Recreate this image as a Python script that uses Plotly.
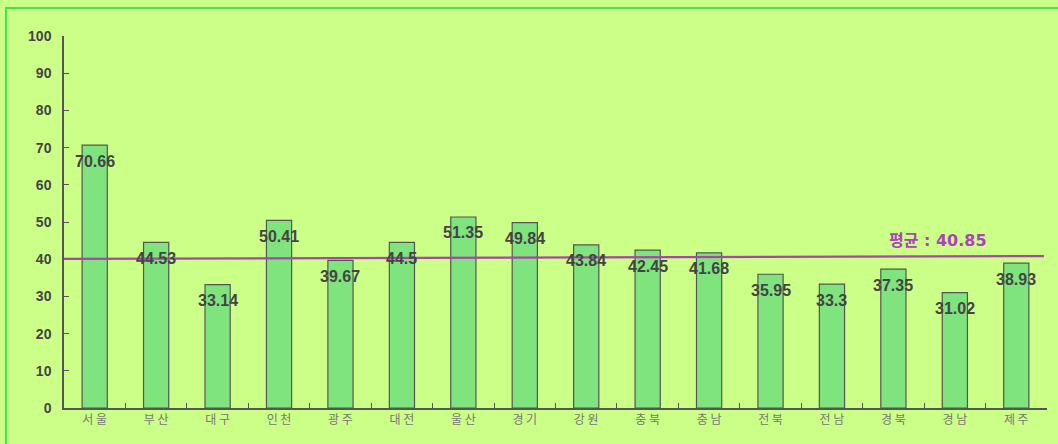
import plotly.graph_objects as go

regions = ["서울", "부산", "대구", "인천", "광주", "대전", "울산", "경기", "강원",
           "충북", "충남", "전북", "전남", "경북", "경남", "제주"]
values = [70.66, 44.53, 33.14, 50.41, 39.67, 44.5, 51.35, 49.84, 43.84,
          42.45, 41.68, 35.95, 33.3, 37.35, 31.02, 38.93]
tick_labels = ["서 울", "부 산", "대 구", "인 천", "광 주", "대 전", "울 산", "경 기", "강 원",
               "충 북", "충 남", "전 북", "전 남", "경 북", "경 남", "제 주"]
average = 40.85
avg_label = "평균 : 40.85"
y_ticks = [0, 10, 20, 30, 40, 50, 60, 70, 80, 90, 100]

bg = "#CCFF88"
fig = go.Figure()
fig.add_trace(go.Bar(
    x=regions, y=values,
    marker=dict(color="#80E47E", line=dict(color="#555555", width=1.2)),
    width=0.41, hoverinfo="x+y",
))

for r, v in zip(regions, values):
    fig.add_annotation(x=r, y=v, yshift=-16, text=str(v), showarrow=False,
                       font=dict(family="Liberation Sans, Arial", size=16, color="#444444", weight="bold"))

# average line
fig.add_shape(type="line", xref="x", yref="y", x0=-0.5, x1=15.45, y0=40.1, y1=average,
              line=dict(color="#A845A8", width=2.2))
fig.add_annotation(x=13.72, y=45.1, text=avg_label, showarrow=False,
                   font=dict(family="DejaVu Sans, Noto Sans CJK KR", size=16, color="#AA44BB", weight="bold"))

# outer border
fig.add_shape(type="rect", xref="paper", yref="paper",
              x0=-58/983, y0=-40/372, x1=1.05, y1=1 + 28/372,
              line=dict(color="#44E644", width=2), fillcolor="rgba(0,0,0,0)", layer="below")

fig.update_layout(
    width=1058, height=444,
    margin=dict(l=64, r=11, t=36, b=36),
    paper_bgcolor=bg, plot_bgcolor=bg,
    showlegend=False,
    xaxis=dict(
        type="category", tickvals=regions, ticktext=tick_labels,
        showline=True, linecolor="#555555", linewidth=1.5,
        ticks="inside", ticklen=5, tickcolor="#555555", tickson="boundaries",
        showgrid=False, zeroline=False, range=[-0.5, 15.5],
        tickfont=dict(family="Noto Sans CJK KR", size=12, color="#777777"),
    ),
    yaxis=dict(
        range=[0, 100], tickvals=y_ticks,
        showline=True, linecolor="#555555", linewidth=1.5,
        ticks="inside", ticklen=5, tickcolor="#555555",
        showgrid=False, zeroline=False,
        tickfont=dict(family="Liberation Sans, Arial", size=14, color="#444444", weight="bold"),
        ticklabelstandoff=8,
    ),
)

fig.write_html("out.html")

Task requirements
Copy nothing but the lines from the top of the data down to the line containing "import plotly.graph_objects as go", and leave the pictures out.

Worked answer
Recreate this image as a Python script that uses Plotly.
import plotly.graph_objects as go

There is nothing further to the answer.